La lecture d'un article de M. Pierre Godet dans L'Art Décoratif et les commentaires qu'il suscita dans une certaine publication protestante, Fol et Vie, m'incitèrent un jour à entreprendre des recherches dans mon pays natal sur cette période troublante de la vie de Vincent van Gogh. Je savais que Vincent avait été envoyé comme missionnaire dans le Borinage, rien de plus. J'ai patiemment interrogé les curés de nombreux villages et un certain nombre de leurs fidèles. Et j'ai enfin eu l'information que je cherchais.
C'était pendant une grève. Devant la salle des fêtes, un vieux mineur, accroupi, les genoux remontés au menton, la pipe entre les dents - dans la position de repos favorite des "tapeurs à la veine" - dit dans son patois grossier : "Le pasteur Vincent ? Si j'mein souviés ? Je l'crois bé !" [Je me suis efforcé de lui faire préciser ses souvenirs.
Dans son esprit, il revoyait Van Gogh, assis sur un tabouret dans la cour de la mine (au puits n° 10, Grisoeul), faisant des croquis de la cage et de "la belle fleur", de la charpente en fer, puis des mineurs émergeant, noirs de poussière de charbon, les yeux clignant à la lumière soudaine du jour, leurs lampes au poing...
J'appris enfin que Van Gogh avait été pensionnaire chez un certain Jean-Baptiste Denis, boulanger, et qu'il avait prêché dans l'ancien "Salon de Bébé" (dans le Borinage).
C'est donc ici que Van Gogh vécut après novembre 1878, dans le Borinage, vaste district minier des environs de Mons... La religion réformée y a toujours possédé, et y possède encore aujourd'hui, des noyaux importants. Dans chaque village minier, ou presque, il y a une église protestante, et dans certains cas, deux (l'une de l'Eglise nationale, et l'autre de l'Eglise libre, qui refuse les subventions de l'Etat)...
Enfin, après de longues recherches, j'ai trouvé dans le Tournaisis un vieux pasteur, M. Bonte, installé à Warquignies, village des environs de Wasmes, en 1878, qui a reçu Vincent van Gogh avec la plus grande gentillesse. Voici les notes qu'il a eu la gentillesse de m'envoyer :
Je voudrais vous satisfaire autant que possible en rassemblant quelques souvenirs de Vincent van Gogh.

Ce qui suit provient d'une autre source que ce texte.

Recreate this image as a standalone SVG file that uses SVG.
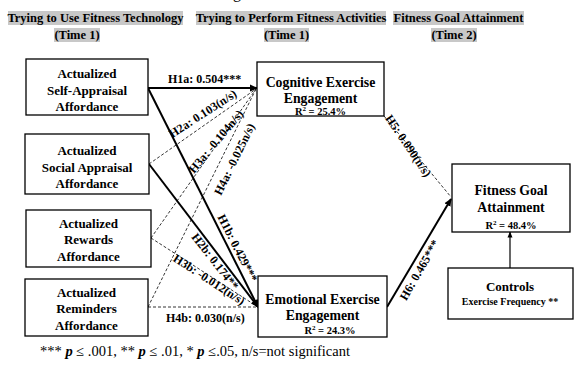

En effet, je l'ai connu il y a environ quarante-cinq ans au Borinage où il était évangéliste (et non pas pasteur, car il n'avait pas de diplôme théologique). Il a travaillé à Wasmes pendant environ un an.
Il était le fils d'un pasteur hollandais. Je me souviens bien de son arrivée aux Pâturages ; c'était un jeune homme blond de taille moyenne et au visage agréable ; il était bien habillé, avait d'excellentes manières et présentait dans son apparence personnelle toutes les caractéristiques de la propreté hollandaise.
Il s'exprimait correctement en français et pouvait prêcher de manière tout à fait satisfaisante lors des réunions religieuses du petit groupe protestant de Wasmes qu'on lui avait confié. Une autre communauté de Wasmes avait un pasteur. Il travaillait à la lisière de la forêt.
Notre jeune homme logea dans une vieille ferme à Petit-Wasmes. La maison était relativement jolie - elle différait considérablement des habitations du voisinage, où l'on ne voyait que de petites maisons de mineurs.
La famille qui avait accueilli Vincent avait des habitudes simples, et vivait comme des travailleurs.
Mais notre évangéliste a très vite manifesté à l'égard de son logement les sentiments particuliers qui le dominaient : il trouvait le logement beaucoup trop luxueux ; cela choquait son humilité chrétienne, il ne supportait pas d'être logé confortablement, d'une manière si différente de celle des mineurs. Il quitta donc ces gens qui l'avaient entouré de sympathie et alla vivre dans une petite masure. Là, il était tout seul, il n'avait pas de meubles et on disait qu'il dormait accroupi dans un coin de l'âtre.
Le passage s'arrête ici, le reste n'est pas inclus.